Stand Back, I’m Going to do Science
My burner, on high, raised 64 fluid ounces of tap water (measured in a single large Pyrex measure) from 67°F to 130°F (by my new Taylor instant-read cooking thermometer; scale is 2 degree intervals, so the 67 is interpolated by eye) in 4 minutes (by my Casio stopwatch). I pre-heated the pan slightly, the water sizzled when I poured it in. This both accounts somewhat for the mass of the grate and the pan needing to be heated, and eliminates the need for three hands to turn on the burner, start the stopwatch, and pour in the water simultaneously.
Bowl of Plenty says I can ignore the difference between distilled water and tap water, and that water weighs 2.0803 pounds per quart.  (Yeah, “a pint’s a pound” is off by .04015 in modern measurements.)
Stove burners are rated in BTUs/hour, which they usually just call “BTUs”. Reading between the lines, they’re rated by the theoretical heat production of the volume of gas they handle.
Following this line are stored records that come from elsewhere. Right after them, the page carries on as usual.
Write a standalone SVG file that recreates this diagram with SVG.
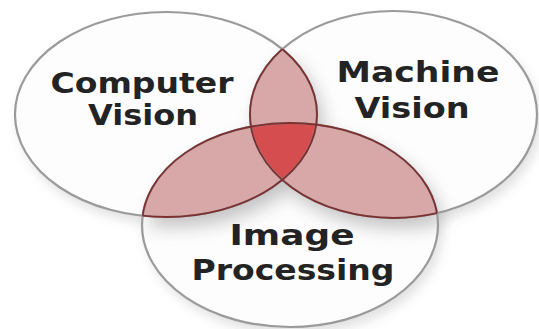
<svg xmlns="http://www.w3.org/2000/svg" width="539" height="329" viewBox="0 0 539 329">
<defs>
<style>
.ring{fill:none;stroke:#9a9a9a;stroke-width:2.2}
.face{fill:#fdfdfd}
.pair{fill:#d8a8a9}
.triple{fill:#d64d4f}
.edge{fill:none;stroke:#7d3030;stroke-width:1.8}
.lbl{font-family:"DejaVu Sans","Liberation Sans",sans-serif;font-weight:bold;font-size:28px;fill:#232323;text-anchor:middle}
</style>
<ellipse id="eA" cx="166" cy="114.5" rx="151" ry="102.5"/>
<ellipse id="eB" cx="393.5" cy="114.5" rx="143.5" ry="103.5"/>
<ellipse id="eC" cx="290" cy="225" rx="148" ry="102"/>
<clipPath id="cA"><use href="#eA"/></clipPath>
<clipPath id="cB"><use href="#eB"/></clipPath>
<clipPath id="cC"><use href="#eC"/></clipPath>
<clipPath id="cAB" clip-path="url(#cA)"><use href="#eB"/></clipPath>
<clipPath id="cBC"><use href="#eB"/><use href="#eC"/></clipPath>
<clipPath id="cAC"><use href="#eA"/><use href="#eC"/></clipPath>
<clipPath id="cAuB"><use href="#eA"/><use href="#eB"/></clipPath>
<filter id="sh" x="-20%" y="-20%" width="140%" height="160%">
<feGaussianBlur stdDeviation="9"/>
</filter>
<filter id="sh2" x="-10%" y="-10%" width="120%" height="130%">
<feGaussianBlur stdDeviation="6"/>
</filter>
</defs>
<rect width="539" height="329" fill="#ffffff"/>
<!-- soft outer shadow -->
<g opacity="0.18" filter="url(#sh2)" transform="translate(4,7)">
<use href="#eA" fill="#555"/>
<use href="#eB" fill="#555"/>
<use href="#eC" fill="#555"/>
</g>
<g id="node-computer-vision">
<use href="#eA" class="face"/>
</g>
<g id="node-machine-vision">
<use href="#eB" class="face"/>
</g>
<g id="node-image-processing">
<use href="#eC" class="face"/>
</g>
<!-- inner shadow under overlaps -->
<g opacity="0.35" filter="url(#sh)" transform="translate(6,10)">
<g clip-path="url(#cA)"><use href="#eB" fill="#555"/><use href="#eC" fill="#555"/></g>
<g clip-path="url(#cB)"><use href="#eC" fill="#555"/></g>
</g>
<g id="overlaps">
<g clip-path="url(#cA)"><use href="#eB" class="pair"/><use href="#eC" class="pair"/></g>
<g clip-path="url(#cB)"><use href="#eC" class="pair"/></g>
<g clip-path="url(#cAB)"><use href="#eC" class="triple"/></g>
</g>
<g id="outlines">
<use href="#eA" class="ring"/>
<use href="#eB" class="ring"/>
<use href="#eC" class="ring"/>
<g clip-path="url(#cBC)"><use href="#eA" class="edge"/></g>
<g clip-path="url(#cAC)"><use href="#eB" class="edge"/></g>
<g clip-path="url(#cAuB)"><use href="#eC" class="edge"/></g>
</g>
<g id="labels">
<text class="lbl" x="142" y="93" textLength="183" lengthAdjust="spacingAndGlyphs">Computer</text>
<text class="lbl" x="143" y="125" textLength="110" lengthAdjust="spacingAndGlyphs">Vision</text>
<text class="lbl" x="418" y="82" textLength="163" lengthAdjust="spacingAndGlyphs">Machine</text>
<text class="lbl" x="412" y="118" textLength="115" lengthAdjust="spacingAndGlyphs">Vision</text>
<text class="lbl" x="292" y="245" textLength="125" lengthAdjust="spacingAndGlyphs">Image</text>
<text class="lbl" x="293" y="280" textLength="203" lengthAdjust="spacingAndGlyphs">Processing</text>
</g>
</svg>
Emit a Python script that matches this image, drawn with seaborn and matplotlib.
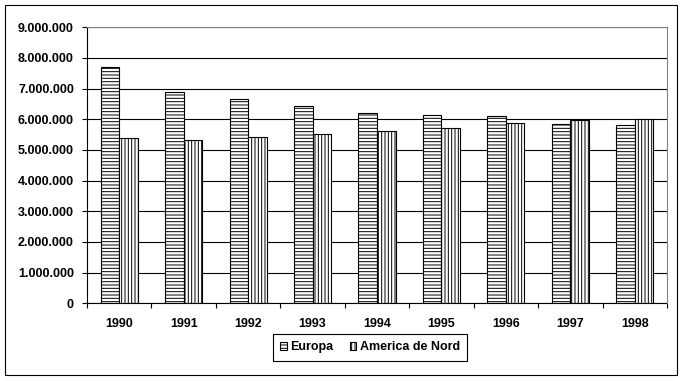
import matplotlib
matplotlib.use('Agg')
import matplotlib.pyplot as plt
import seaborn as sns
import pandas as pd
import numpy as np
from matplotlib.patches import Rectangle, Patch
from matplotlib.ticker import FuncFormatter, FixedLocator

# ---- data ----
years = ['1990', '1991', '1992', '1993', '1994', '1995', '1996', '1997', '1998']
europa = [7700000, 6880000, 6650000, 6420000, 6220000, 6130000, 6100000, 5850000, 5810000]
america = [5380000, 5310000, 5420000, 5510000, 5630000, 5710000, 5870000, 5980000, 6000000]
series_names = ['Europa', 'America de Nord']
y_ticks = [0, 1000000, 2000000, 3000000, 4000000, 5000000, 6000000, 7000000, 8000000, 9000000]

df = pd.DataFrame({
    'An': years + years,
    'Valoare': europa + america,
    'Regiune': [series_names[0]] * len(years) + [series_names[1]] * len(years),
})

sns.set_theme(style='white')
plt.rcParams['font.family'] = ['Liberation Sans', 'DejaVu Sans']
plt.rcParams['font.weight'] = 'bold'
plt.rcParams['hatch.linewidth'] = 0.7
plt.rcParams['hatch.color'] = 'black'

fig = plt.figure(figsize=(6.84, 3.81), dpi=100)
fig.patch.set_facecolor('white')
ax = fig.add_axes([87 / 684, 1 - 303.3 / 381, 580 / 684, 276 / 381])

sns.barplot(data=df, x='An', y='Valoare', hue='Regiune', palette=['white', 'white'],
            edgecolor='black', linewidth=0.8, width=0.575, saturation=1,
            ax=ax, legend=False, errorbar=None)

hatches = ['-----', '|||||']
for cont, h in zip(ax.containers, hatches):
    for bar in cont:
        bar.set_hatch(h)

ax.set_xlim(-0.5, len(years) - 0.5)
ax.set_ylim(0, 9000000)
ax.yaxis.set_major_locator(FixedLocator(y_ticks))
ax.yaxis.set_major_formatter(FuncFormatter(lambda v, p: f"{int(round(v)):,}".replace(',', '.')))
ax.set_xlabel('')
ax.set_ylabel('')

ax.yaxis.grid(True, color='black', linewidth=0.8)
ax.xaxis.grid(False)
ax.set_axisbelow(True)

for side in ['left', 'bottom']:
    ax.spines[side].set_color('black')
    ax.spines[side].set_linewidth(0.8)
for side in ['top', 'right']:
    ax.spines[side].set_color('#808080')
    ax.spines[side].set_linewidth(0.8)
    ax.spines[side].set_zorder(3)

ax.tick_params(axis='y', left=True, length=3.6, width=0.8, color='black', pad=5.8,
               labelsize=9, labelcolor='black')
ax.tick_params(axis='x', which='major', bottom=True, length=0, pad=10.5,
               labelsize=9, labelcolor='black')
ax.set_xticks(np.arange(-0.5, len(years), 1), minor=True)
ax.tick_params(axis='x', which='minor', bottom=True, length=3.6, width=0.8, color='black')
for lbl in ax.get_xticklabels() + ax.get_yticklabels():
    lbl.set_fontweight('bold')

handles = [Patch(facecolor='white', edgecolor='black', hatch=h, linewidth=0.8) for h in hatches]
leg = fig.legend(handles, series_names, loc='center', bbox_to_anchor=(370 / 684, 1 - 347 / 381),
                 ncol=2, frameon=True, fancybox=False, edgecolor='black', framealpha=1,
                 handlelength=0.5, handleheight=0.6, handletextpad=0.3, columnspacing=1.3,
                 borderpad=0.6, prop={'weight': 'bold', 'size': 9})
leg.get_frame().set_linewidth(0.8)
for t in leg.get_texts():
    t.set_color('black')

fig.add_artist(Rectangle((5 / 684, 6 / 381), 672 / 684, 370 / 381, transform=fig.transFigure,
                         fill=False, edgecolor='black', linewidth=0.8))

fig.savefig('out.png', dpi=100)
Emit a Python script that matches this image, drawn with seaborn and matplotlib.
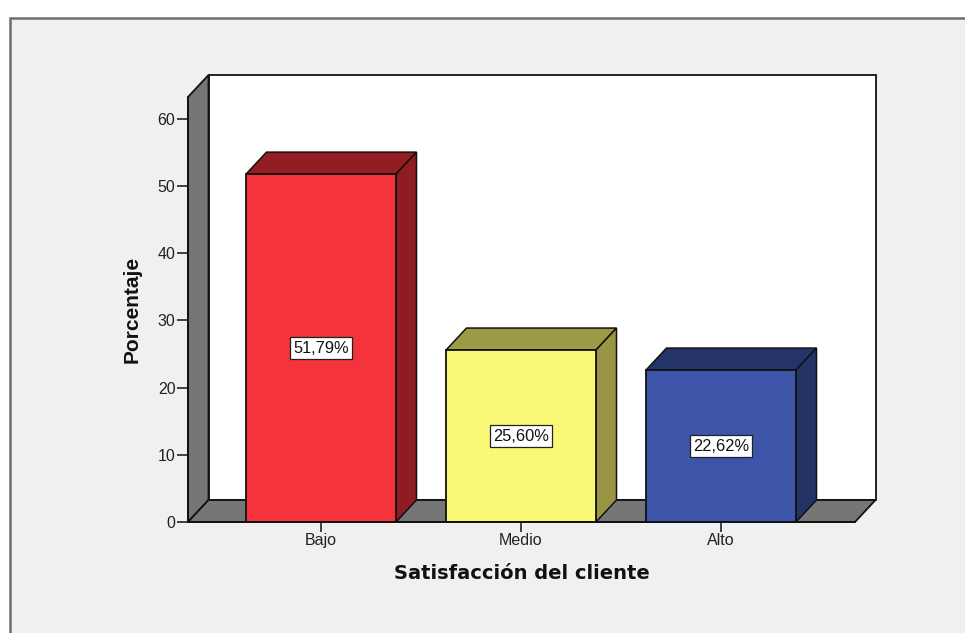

Actual heat production depends on combustion efficiency. Then there’s heat transfer to the cooking vessel. Then, in my experiment, there’s heat loss to radiation, air convection, and water evaporation. I make no attempt to account for those. Reading various online articles, people seem to think heating measured the way I did it will be about 1/2 the BTU rating of the burner.
The BTU was traditionally defined as the energy needed to raise one pound of water by 1°F at atmospheric pressure (which is about 1055 joules). (There are BTU definitions at different temperatures, which give slightly different results.)
So, 2 quarts × 2.0803 pounds/quart × ( 130 – 67) degrees = 262.1178 BTUs. 4 minutes is 1/15 of an hour, so that’s 3,932 BTUs/hour. (Yeah, I carried all the meaningless digits through to the end and then rounded.)
The rumored 2x efficiency factor from rating to reality would mean that my burner would rate a bit under 8,000 BTUs/hr.
Normal burners of modern stoves rate 8,000–12,000 BTUs/hour, so that passes sanity check.
And it also suggests that a modern stove with a burner rated at 17,000 BTUs/hr would be a LOT better for stir-frying, or for cooking pasta for that matter.
I would have felt really stupid buying a new stove with a spiffy keen high-output burner, only to discover it produced less heat than my old burner did.
So, do ya think this might have been easier in metric units? (I could have done it that way, just translating the temperatures I measured, and then translating the BTU ratings of the new stoves back to metric. But once I got done researching the definition of BTU and the density of water, it seemed like more fun to use them directly.)
Also, this is yet another example of a practical math and science problem people can encounter around their home.